AIM OF THE TASK: Give an exact transcription of every line, dropping the images.

PROVIDED DATA:

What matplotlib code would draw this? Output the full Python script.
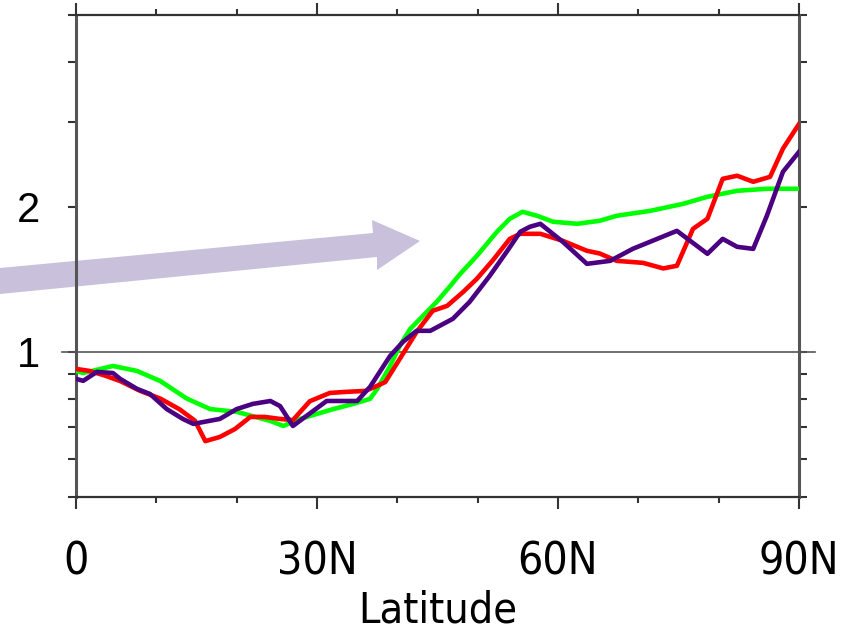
import numpy as np
import matplotlib
matplotlib.use("Agg")
import matplotlib.pyplot as plt
from matplotlib.patches import Polygon
from matplotlib.ticker import FixedLocator, NullFormatter

# ---------------- data ----------------
red_lat = [0, 1.7, 3.6, 5.5, 8.0, 10.5, 12.9, 14.8, 16.1, 17.9, 19.8, 21.7, 23.5, 25.4, 27.0,
           29.1, 31.6, 33.5, 36.0, 37.2, 38.5, 40.3, 42.4, 44.4, 46.2, 48.2, 49.9, 51.9, 54.0,
           55.3, 57.8, 60.6, 63.6, 65.2, 67.3, 70.6, 73.1, 74.8, 76.8, 78.6, 80.5, 82.3, 84.3,
           86.4, 88.0, 90.0]
red_val = [0.922, 0.913, 0.893, 0.870, 0.830, 0.800, 0.760, 0.720, 0.653, 0.666, 0.692, 0.733,
           0.733, 0.726, 0.722, 0.790, 0.822, 0.826, 0.830, 0.846, 0.866, 0.967, 1.100, 1.217,
           1.246, 1.332, 1.418, 1.550, 1.716, 1.758, 1.758, 1.700, 1.621, 1.600, 1.545, 1.530,
           1.490, 1.509, 1.800, 1.889, 2.286, 2.320, 2.254, 2.308, 2.640, 2.970]

green_lat = [0, 0.9, 4.6, 7.6, 10.5, 13.8, 16.7, 20.0, 24.2, 25.8, 27.9, 31.9, 34.5, 36.6,
             37.5, 39.1, 40.3, 41.6, 43.2, 44.9, 46.6, 47.8, 49.9, 52.4, 54.0, 55.6, 57.4,
             59.4, 62.4, 65.2, 67.3, 71.5, 75.6, 78.6, 82.3, 86.0, 90.0]
green_val = [0.913, 0.904, 0.935, 0.913, 0.870, 0.800, 0.761, 0.751, 0.719, 0.702, 0.726,
             0.760, 0.780, 0.799, 0.838, 0.935, 1.029, 1.116, 1.188, 1.270, 1.371, 1.450,
             1.582, 1.775, 1.889, 1.953, 1.916, 1.862, 1.844, 1.871, 1.916, 1.962, 2.029,
             2.098, 2.159, 2.180, 2.180]

purple_lat = [0, 0.9, 2.6, 4.6, 5.5, 7.6, 9.2, 11.3, 13.3, 14.6, 17.9, 20.0, 22.0, 24.2, 25.4,
              27.0, 31.2, 35.0, 36.6, 39.1, 40.7, 42.4, 44.1, 46.9, 49.0, 51.5, 53.7, 55.3,
              56.5, 57.8, 60.6, 63.6, 66.5, 69.3, 74.8, 78.6, 80.5, 82.3, 84.3, 86.0, 88.0, 90.0]
purple_val = [0.879, 0.871, 0.909, 0.904, 0.879, 0.838, 0.818, 0.761, 0.726, 0.709, 0.726,
              0.761, 0.780, 0.791, 0.772, 0.702, 0.791, 0.791, 0.846, 0.981, 1.049, 1.106,
              1.106, 1.171, 1.270, 1.438, 1.621, 1.775, 1.818, 1.844, 1.692, 1.523, 1.545,
              1.636, 1.783, 1.598, 1.716, 1.652, 1.636, 1.916, 2.364, 2.600]

xticks = [0, 30, 60, 90]
xticklabels = ["0", "30N", "60N", "90N"]
xminor = [10, 20, 40, 50, 70, 80]
yticks = [1, 2]
yticklabels = ["1", "2"]
yminor = [0.5, 0.6, 0.7, 0.8, 0.9, 3, 4, 5]

# ---------------- figure ----------------
W, H = 854, 634
fig = plt.figure(figsize=(W / 100, H / 100), dpi=100)
ax = fig.add_axes([76 / W, 1 - 497 / H, (799 - 76) / W, (497 - 15) / H])
ax.set_facecolor("none")

ax.plot(green_lat, green_val, color="#00ff00", lw=3.3, solid_joinstyle="round", zorder=3)
ax.plot(red_lat, red_val, color="#ff0000", lw=3.3, solid_joinstyle="round", zorder=4)
ax.plot(purple_lat, purple_val, color="#4b0082", lw=3.3, solid_joinstyle="round", zorder=5)

# reference line at 1
ax.plot([-0.02, 1.022], [1, 1], color="#555555", lw=1.2,
        transform=ax.get_yaxis_transform(), clip_on=False, zorder=2)

ax.set_yscale("log")
ax.set_xlim(0, 90)
ax.set_ylim(0.5, 5)

ax.xaxis.set_major_locator(FixedLocator(xticks))
ax.xaxis.set_minor_locator(FixedLocator(xminor))
ax.set_xticklabels(xticklabels)
ax.yaxis.set_major_locator(FixedLocator(yticks))
ax.yaxis.set_minor_locator(FixedLocator(yminor))
ax.yaxis.set_minor_formatter(NullFormatter())
ax.set_yticklabels(yticklabels)

ax.tick_params(axis="x", which="major", direction="out", length=8.6, width=1.5,
               top=True, bottom=True, pad=23, labelsize=32, color="#333333")
ax.tick_params(axis="x", which="minor", direction="out", length=4.3, width=1.5,
               top=True, bottom=True, color="#333333")
ax.tick_params(axis="y", which="both", direction="out", length=5.8, width=1.5,
               left=True, right=True, color="#333333")
ax.tick_params(axis="y", which="major", pad=20, labelsize=30)

for lab in ax.get_xticklabels():
    lab.set_fontfamily("DejaVu Sans")
    lab.set_fontstretch("condensed")
for lab in ax.get_yticklabels():
    lab.set_fontfamily("Liberation Sans")

for s in ["top", "bottom"]:
    ax.spines[s].set_linewidth(1.6)
    ax.spines[s].set_color("#333333")
for s in ["left", "right"]:
    ax.spines[s].set_linewidth(2.2)
    ax.spines[s].set_color("#555555")

ax.set_xlabel("Latitude", fontsize=31, family="DejaVu Sans", fontstretch="condensed",
              va="center")
ax.xaxis.set_label_coords(0.5, -0.236)

# lavender arrow (figure pixel coordinates, top-left origin)
arrow_px = [(0, 268), (373, 233), (372, 220), (420, 241), (377, 270), (377, 257), (0, 294)]
arrow = Polygon([(x / W, 1 - y / H) for x, y in arrow_px], closed=True,
                facecolor="#c9c0db", edgecolor="none", transform=fig.transFigure, zorder=-1)
fig.patches.append(arrow)

fig.savefig("out.png", dpi=100, facecolor="white")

TASK ANSWER:
What matplotlib code would draw this? Output the full Python script.
import numpy as np
import matplotlib
matplotlib.use("Agg")
import matplotlib.pyplot as plt
from matplotlib.patches import Polygon
from matplotlib.ticker import FixedLocator, NullFormatter

# ---------------- data ----------------
red_lat = [0, 1.7, 3.6, 5.5, 8.0, 10.5, 12.9, 14.8, 16.1, 17.9, 19.8, 21.7, 23.5, 25.4, 27.0,
           29.1, 31.6, 33.5, 36.0, 37.2, 38.5, 40.3, 42.4, 44.4, 46.2, 48.2, 49.9, 51.9, 54.0,
           55.3, 57.8, 60.6, 63.6, 65.2, 67.3, 70.6, 73.1, 74.8, 76.8, 78.6, 80.5, 82.3, 84.3,
           86.4, 88.0, 90.0]
red_val = [0.922, 0.913, 0.893, 0.870, 0.830, 0.800, 0.760, 0.720, 0.653, 0.666, 0.692, 0.733,
           0.733, 0.726, 0.722, 0.790, 0.822, 0.826, 0.830, 0.846, 0.866, 0.967, 1.100, 1.217,
           1.246, 1.332, 1.418, 1.550, 1.716, 1.758, 1.758, 1.700, 1.621, 1.600, 1.545, 1.530,
           1.490, 1.509, 1.800, 1.889, 2.286, 2.320, 2.254, 2.308, 2.640, 2.970]

green_lat = [0, 0.9, 4.6, 7.6, 10.5, 13.8, 16.7, 20.0, 24.2, 25.8, 27.9, 31.9, 34.5, 36.6,
             37.5, 39.1, 40.3, 41.6, 43.2, 44.9, 46.6, 47.8, 49.9, 52.4, 54.0, 55.6, 57.4,
             59.4, 62.4, 65.2, 67.3, 71.5, 75.6, 78.6, 82.3, 86.0, 90.0]
green_val = [0.913, 0.904, 0.935, 0.913, 0.870, 0.800, 0.761, 0.751, 0.719, 0.702, 0.726,
             0.760, 0.780, 0.799, 0.838, 0.935, 1.029, 1.116, 1.188, 1.270, 1.371, 1.450,
             1.582, 1.775, 1.889, 1.953, 1.916, 1.862, 1.844, 1.871, 1.916, 1.962, 2.029,
             2.098, 2.159, 2.180, 2.180]

purple_lat = [0, 0.9, 2.6, 4.6, 5.5, 7.6, 9.2, 11.3, 13.3, 14.6, 17.9, 20.0, 22.0, 24.2, 25.4,
              27.0, 31.2, 35.0, 36.6, 39.1, 40.7, 42.4, 44.1, 46.9, 49.0, 51.5, 53.7, 55.3,
              56.5, 57.8, 60.6, 63.6, 66.5, 69.3, 74.8, 78.6, 80.5, 82.3, 84.3, 86.0, 88.0, 90.0]
purple_val = [0.879, 0.871, 0.909, 0.904, 0.879, 0.838, 0.818, 0.761, 0.726, 0.709, 0.726,
              0.761, 0.780, 0.791, 0.772, 0.702, 0.791, 0.791, 0.846, 0.981, 1.049, 1.106,
              1.106, 1.171, 1.270, 1.438, 1.621, 1.775, 1.818, 1.844, 1.692, 1.523, 1.545,
              1.636, 1.783, 1.598, 1.716, 1.652, 1.636, 1.916, 2.364, 2.600]

xticks = [0, 30, 60, 90]
xticklabels = ["0", "30N", "60N", "90N"]
xminor = [10, 20, 40, 50, 70, 80]
yticks = [1, 2]
yticklabels = ["1", "2"]
yminor = [0.5, 0.6, 0.7, 0.8, 0.9, 3, 4, 5]

# ---------------- figure ----------------
W, H = 854, 634
fig = plt.figure(figsize=(W / 100, H / 100), dpi=100)
ax = fig.add_axes([76 / W, 1 - 497 / H, (799 - 76) / W, (497 - 15) / H])
ax.set_facecolor("none")

ax.plot(green_lat, green_val, color="#00ff00", lw=3.3, solid_joinstyle="round", zorder=3)
ax.plot(red_lat, red_val, color="#ff0000", lw=3.3, solid_joinstyle="round", zorder=4)
ax.plot(purple_lat, purple_val, color="#4b0082", lw=3.3, solid_joinstyle="round", zorder=5)

# reference line at 1
ax.plot([-0.02, 1.022], [1, 1], color="#555555", lw=1.2,
        transform=ax.get_yaxis_transform(), clip_on=False, zorder=2)

ax.set_yscale("log")
ax.set_xlim(0, 90)
ax.set_ylim(0.5, 5)

ax.xaxis.set_major_locator(FixedLocator(xticks))
ax.xaxis.set_minor_locator(FixedLocator(xminor))
ax.set_xticklabels(xticklabels)
ax.yaxis.set_major_locator(FixedLocator(yticks))
ax.yaxis.set_minor_locator(FixedLocator(yminor))
ax.yaxis.set_minor_formatter(NullFormatter())
ax.set_yticklabels(yticklabels)

ax.tick_params(axis="x", which="major", direction="out", length=8.6, width=1.5,
               top=True, bottom=True, pad=23, labelsize=32, color="#333333")
ax.tick_params(axis="x", which="minor", direction="out", length=4.3, width=1.5,
               top=True, bottom=True, color="#333333")
ax.tick_params(axis="y", which="both", direction="out", length=5.8, width=1.5,
               left=True, right=True, color="#333333")
ax.tick_params(axis="y", which="major", pad=20, labelsize=30)

for lab in ax.get_xticklabels():
    lab.set_fontfamily("DejaVu Sans")
    lab.set_fontstretch("condensed")
for lab in ax.get_yticklabels():
    lab.set_fontfamily("Liberation Sans")

for s in ["top", "bottom"]:
    ax.spines[s].set_linewidth(1.6)
    ax.spines[s].set_color("#333333")
for s in ["left", "right"]:
    ax.spines[s].set_linewidth(2.2)
    ax.spines[s].set_color("#555555")

ax.set_xlabel("Latitude", fontsize=31, family="DejaVu Sans", fontstretch="condensed",
              va="center")
ax.xaxis.set_label_coords(0.5, -0.236)

# lavender arrow (figure pixel coordinates, top-left origin)
arrow_px = [(0, 268), (373, 233), (372, 220), (420, 241), (377, 270), (377, 257), (0, 294)]
arrow = Polygon([(x / W, 1 - y / H) for x, y in arrow_px], closed=True,
                facecolor="#c9c0db", edgecolor="none", transform=fig.transFigure, zorder=-1)
fig.patches.append(arrow)

fig.savefig("out.png", dpi=100, facecolor="white")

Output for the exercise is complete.